_MATERIAL SUPPLIED_
######
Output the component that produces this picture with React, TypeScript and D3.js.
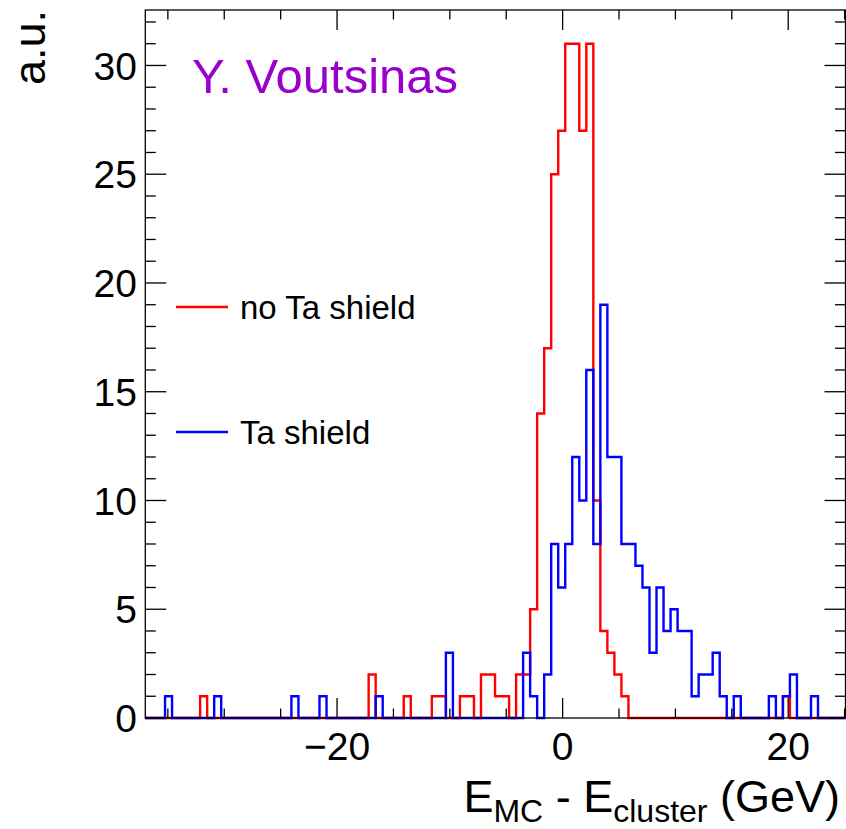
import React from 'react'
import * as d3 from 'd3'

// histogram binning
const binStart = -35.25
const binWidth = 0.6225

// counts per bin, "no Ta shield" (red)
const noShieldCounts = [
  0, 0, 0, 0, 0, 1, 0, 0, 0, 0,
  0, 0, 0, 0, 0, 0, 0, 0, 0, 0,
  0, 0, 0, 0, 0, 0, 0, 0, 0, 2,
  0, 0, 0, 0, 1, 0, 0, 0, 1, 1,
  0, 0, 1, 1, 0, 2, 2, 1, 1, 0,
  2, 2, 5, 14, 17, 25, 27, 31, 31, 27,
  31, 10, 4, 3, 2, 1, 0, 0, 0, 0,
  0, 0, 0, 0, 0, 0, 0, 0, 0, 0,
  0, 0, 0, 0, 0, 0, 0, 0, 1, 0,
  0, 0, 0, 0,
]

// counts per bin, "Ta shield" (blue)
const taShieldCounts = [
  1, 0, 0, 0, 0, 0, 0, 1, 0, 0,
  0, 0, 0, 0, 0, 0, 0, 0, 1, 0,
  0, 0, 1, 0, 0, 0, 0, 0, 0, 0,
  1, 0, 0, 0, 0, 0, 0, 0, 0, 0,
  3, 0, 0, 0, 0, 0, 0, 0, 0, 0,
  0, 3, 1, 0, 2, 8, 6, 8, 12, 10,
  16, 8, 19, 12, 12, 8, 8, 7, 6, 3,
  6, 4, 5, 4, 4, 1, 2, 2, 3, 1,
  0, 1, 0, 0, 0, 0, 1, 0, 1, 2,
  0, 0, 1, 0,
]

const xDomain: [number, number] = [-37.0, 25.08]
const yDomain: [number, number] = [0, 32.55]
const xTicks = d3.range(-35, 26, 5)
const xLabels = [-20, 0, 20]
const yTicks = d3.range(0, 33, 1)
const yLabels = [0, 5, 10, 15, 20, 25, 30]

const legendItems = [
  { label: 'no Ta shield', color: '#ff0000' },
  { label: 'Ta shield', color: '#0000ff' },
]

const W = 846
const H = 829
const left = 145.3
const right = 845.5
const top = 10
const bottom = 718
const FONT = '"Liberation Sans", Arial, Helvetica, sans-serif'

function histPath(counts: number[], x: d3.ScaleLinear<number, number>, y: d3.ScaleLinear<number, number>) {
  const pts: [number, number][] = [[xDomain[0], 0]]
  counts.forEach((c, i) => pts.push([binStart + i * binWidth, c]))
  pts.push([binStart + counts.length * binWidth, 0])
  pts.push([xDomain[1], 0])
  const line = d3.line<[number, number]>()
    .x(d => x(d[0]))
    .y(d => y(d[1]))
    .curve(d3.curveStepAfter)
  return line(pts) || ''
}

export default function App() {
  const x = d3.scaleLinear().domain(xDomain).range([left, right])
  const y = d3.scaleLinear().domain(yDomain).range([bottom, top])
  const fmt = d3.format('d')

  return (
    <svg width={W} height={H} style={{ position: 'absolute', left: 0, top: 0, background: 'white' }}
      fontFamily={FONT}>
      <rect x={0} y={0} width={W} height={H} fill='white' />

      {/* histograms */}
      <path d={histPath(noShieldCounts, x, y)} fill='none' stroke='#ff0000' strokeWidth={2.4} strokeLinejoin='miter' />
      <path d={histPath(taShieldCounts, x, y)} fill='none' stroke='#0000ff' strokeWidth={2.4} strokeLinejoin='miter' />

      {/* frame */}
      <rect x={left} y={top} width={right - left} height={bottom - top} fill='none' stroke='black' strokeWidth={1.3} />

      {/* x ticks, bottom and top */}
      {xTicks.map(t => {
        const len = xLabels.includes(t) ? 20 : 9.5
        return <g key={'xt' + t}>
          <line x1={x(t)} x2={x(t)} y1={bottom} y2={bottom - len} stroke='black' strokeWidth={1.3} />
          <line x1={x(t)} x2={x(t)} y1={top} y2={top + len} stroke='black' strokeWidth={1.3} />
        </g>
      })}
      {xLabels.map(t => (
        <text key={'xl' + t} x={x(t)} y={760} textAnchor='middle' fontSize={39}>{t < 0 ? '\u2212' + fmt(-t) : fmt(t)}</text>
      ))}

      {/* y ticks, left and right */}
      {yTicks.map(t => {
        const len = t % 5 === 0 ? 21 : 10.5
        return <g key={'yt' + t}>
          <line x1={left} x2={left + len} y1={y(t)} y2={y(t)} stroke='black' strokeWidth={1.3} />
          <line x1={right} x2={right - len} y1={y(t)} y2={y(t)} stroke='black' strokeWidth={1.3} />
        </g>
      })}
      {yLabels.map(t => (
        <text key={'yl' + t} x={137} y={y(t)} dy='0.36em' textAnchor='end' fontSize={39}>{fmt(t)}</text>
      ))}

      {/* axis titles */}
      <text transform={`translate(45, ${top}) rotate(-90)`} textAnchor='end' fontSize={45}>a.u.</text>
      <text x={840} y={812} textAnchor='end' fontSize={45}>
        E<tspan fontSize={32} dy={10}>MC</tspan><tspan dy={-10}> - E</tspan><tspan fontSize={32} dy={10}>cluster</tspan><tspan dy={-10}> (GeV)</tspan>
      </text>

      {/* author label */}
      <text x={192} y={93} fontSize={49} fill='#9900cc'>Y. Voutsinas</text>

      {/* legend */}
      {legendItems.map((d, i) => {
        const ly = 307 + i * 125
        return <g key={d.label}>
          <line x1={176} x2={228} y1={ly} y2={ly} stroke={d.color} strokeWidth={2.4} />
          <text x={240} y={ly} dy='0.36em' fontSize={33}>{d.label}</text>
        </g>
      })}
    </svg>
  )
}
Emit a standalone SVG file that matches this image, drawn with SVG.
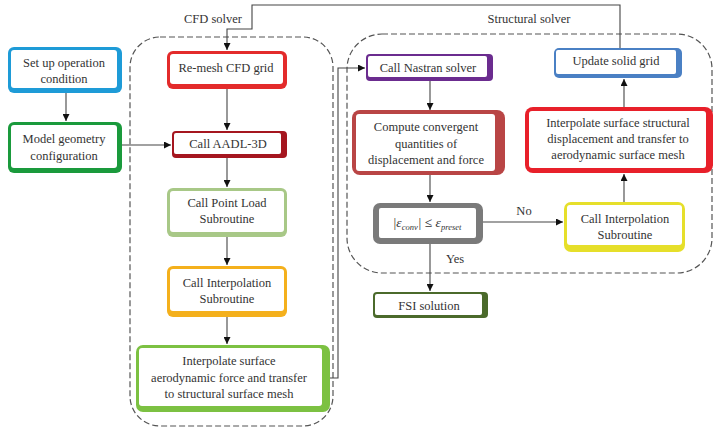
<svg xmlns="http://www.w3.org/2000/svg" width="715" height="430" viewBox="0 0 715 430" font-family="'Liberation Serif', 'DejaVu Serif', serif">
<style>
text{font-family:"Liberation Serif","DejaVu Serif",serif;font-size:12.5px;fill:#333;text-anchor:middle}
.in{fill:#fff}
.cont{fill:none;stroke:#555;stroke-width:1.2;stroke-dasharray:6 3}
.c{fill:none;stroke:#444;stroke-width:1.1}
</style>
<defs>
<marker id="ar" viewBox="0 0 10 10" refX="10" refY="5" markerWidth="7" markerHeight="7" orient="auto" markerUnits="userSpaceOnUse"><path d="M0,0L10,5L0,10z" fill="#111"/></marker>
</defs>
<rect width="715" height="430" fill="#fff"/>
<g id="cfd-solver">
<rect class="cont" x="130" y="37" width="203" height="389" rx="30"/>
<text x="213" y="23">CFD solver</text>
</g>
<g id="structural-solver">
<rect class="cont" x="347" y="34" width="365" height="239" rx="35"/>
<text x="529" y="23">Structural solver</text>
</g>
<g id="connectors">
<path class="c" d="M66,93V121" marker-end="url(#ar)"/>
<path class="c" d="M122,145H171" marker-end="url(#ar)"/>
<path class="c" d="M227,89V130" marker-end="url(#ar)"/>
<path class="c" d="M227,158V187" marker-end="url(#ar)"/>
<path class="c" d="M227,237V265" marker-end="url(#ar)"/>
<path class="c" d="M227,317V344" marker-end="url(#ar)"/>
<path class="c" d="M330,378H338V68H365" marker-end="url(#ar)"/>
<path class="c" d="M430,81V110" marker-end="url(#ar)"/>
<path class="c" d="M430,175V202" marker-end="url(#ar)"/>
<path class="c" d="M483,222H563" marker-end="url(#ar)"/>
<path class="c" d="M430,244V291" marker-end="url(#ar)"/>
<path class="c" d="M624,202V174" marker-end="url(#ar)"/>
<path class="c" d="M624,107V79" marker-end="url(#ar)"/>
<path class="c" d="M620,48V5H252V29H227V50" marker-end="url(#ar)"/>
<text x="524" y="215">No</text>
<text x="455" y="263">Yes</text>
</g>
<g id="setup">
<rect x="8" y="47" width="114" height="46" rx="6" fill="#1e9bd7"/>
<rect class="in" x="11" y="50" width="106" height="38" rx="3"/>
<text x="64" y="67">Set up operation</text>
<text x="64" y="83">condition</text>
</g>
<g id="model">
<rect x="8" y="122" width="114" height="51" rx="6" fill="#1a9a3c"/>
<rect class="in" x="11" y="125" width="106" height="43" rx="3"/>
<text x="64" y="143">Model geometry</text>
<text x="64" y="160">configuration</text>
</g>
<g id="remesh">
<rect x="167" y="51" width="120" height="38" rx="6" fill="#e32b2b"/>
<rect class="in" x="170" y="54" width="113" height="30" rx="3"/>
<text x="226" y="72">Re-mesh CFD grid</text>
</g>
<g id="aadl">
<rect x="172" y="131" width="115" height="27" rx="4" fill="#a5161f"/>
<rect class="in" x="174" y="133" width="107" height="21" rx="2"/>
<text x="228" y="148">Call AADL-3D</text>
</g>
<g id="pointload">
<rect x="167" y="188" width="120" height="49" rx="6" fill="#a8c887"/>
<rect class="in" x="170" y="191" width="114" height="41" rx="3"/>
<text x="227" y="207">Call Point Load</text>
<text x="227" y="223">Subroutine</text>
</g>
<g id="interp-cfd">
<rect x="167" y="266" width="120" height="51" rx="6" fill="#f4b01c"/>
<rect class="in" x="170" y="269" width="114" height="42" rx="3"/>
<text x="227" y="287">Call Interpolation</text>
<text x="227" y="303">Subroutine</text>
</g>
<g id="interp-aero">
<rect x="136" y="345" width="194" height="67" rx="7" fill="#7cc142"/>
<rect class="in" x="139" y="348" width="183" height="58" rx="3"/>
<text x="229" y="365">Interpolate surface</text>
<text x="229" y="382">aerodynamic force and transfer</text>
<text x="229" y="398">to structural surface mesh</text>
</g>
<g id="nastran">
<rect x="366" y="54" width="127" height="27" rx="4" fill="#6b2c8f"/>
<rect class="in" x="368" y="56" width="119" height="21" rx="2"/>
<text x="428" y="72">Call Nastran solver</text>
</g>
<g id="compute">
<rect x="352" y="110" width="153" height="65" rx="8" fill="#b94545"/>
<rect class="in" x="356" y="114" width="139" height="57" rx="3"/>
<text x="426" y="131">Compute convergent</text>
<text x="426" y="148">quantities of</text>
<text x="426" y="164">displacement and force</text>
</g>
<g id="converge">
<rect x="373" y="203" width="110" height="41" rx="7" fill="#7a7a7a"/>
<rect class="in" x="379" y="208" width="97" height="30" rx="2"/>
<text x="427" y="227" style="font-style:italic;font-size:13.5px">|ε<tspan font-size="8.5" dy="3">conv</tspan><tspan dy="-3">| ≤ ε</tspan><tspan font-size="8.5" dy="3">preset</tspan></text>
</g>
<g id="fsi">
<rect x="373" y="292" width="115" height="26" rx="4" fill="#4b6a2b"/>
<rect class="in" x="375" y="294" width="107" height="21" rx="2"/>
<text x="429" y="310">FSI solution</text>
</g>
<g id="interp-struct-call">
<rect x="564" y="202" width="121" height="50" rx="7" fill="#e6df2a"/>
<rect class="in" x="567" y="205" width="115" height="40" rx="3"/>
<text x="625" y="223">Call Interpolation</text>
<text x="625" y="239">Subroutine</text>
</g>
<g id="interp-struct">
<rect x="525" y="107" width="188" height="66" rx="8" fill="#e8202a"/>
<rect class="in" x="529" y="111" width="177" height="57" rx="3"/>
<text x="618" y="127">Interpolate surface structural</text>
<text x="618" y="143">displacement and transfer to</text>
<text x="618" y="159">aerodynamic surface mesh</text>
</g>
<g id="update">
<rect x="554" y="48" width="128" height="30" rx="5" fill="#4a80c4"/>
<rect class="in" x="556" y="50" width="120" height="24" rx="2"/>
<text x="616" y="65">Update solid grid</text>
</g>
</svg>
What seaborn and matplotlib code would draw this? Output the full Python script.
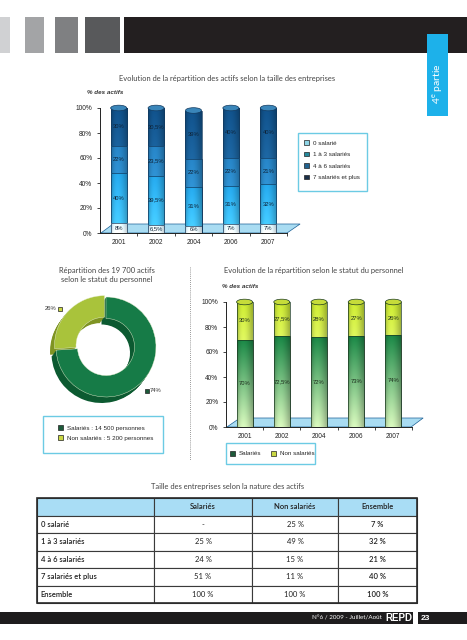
######
_WHAT YOU ARE ASKED TO DO_
Begin at the first line of the data above and repeat each line exactly, stopping after the line containing "const yLabels = [0, 5, 10, 15, 20, 25, 30]". Omit the pictures.

_TASK ANSWER_
Output the component that produces this picture with React, TypeScript and D3.js.
import React from 'react'
import * as d3 from 'd3'

// histogram binning
const binStart = -35.25
const binWidth = 0.6225

// counts per bin, "no Ta shield" (red)
const noShieldCounts = [
  0, 0, 0, 0, 0, 1, 0, 0, 0, 0,
  0, 0, 0, 0, 0, 0, 0, 0, 0, 0,
  0, 0, 0, 0, 0, 0, 0, 0, 0, 2,
  0, 0, 0, 0, 1, 0, 0, 0, 1, 1,
  0, 0, 1, 1, 0, 2, 2, 1, 1, 0,
  2, 2, 5, 14, 17, 25, 27, 31, 31, 27,
  31, 10, 4, 3, 2, 1, 0, 0, 0, 0,
  0, 0, 0, 0, 0, 0, 0, 0, 0, 0,
  0, 0, 0, 0, 0, 0, 0, 0, 1, 0,
  0, 0, 0, 0,
]

// counts per bin, "Ta shield" (blue)
const taShieldCounts = [
  1, 0, 0, 0, 0, 0, 0, 1, 0, 0,
  0, 0, 0, 0, 0, 0, 0, 0, 1, 0,
  0, 0, 1, 0, 0, 0, 0, 0, 0, 0,
  1, 0, 0, 0, 0, 0, 0, 0, 0, 0,
  3, 0, 0, 0, 0, 0, 0, 0, 0, 0,
  0, 3, 1, 0, 2, 8, 6, 8, 12, 10,
  16, 8, 19, 12, 12, 8, 8, 7, 6, 3,
  6, 4, 5, 4, 4, 1, 2, 2, 3, 1,
  0, 1, 0, 0, 0, 0, 1, 0, 1, 2,
  0, 0, 1, 0,
]

const xDomain: [number, number] = [-37.0, 25.08]
const yDomain: [number, number] = [0, 32.55]
const xTicks = d3.range(-35, 26, 5)
const xLabels = [-20, 0, 20]
const yTicks = d3.range(0, 33, 1)
const yLabels = [0, 5, 10, 15, 20, 25, 30]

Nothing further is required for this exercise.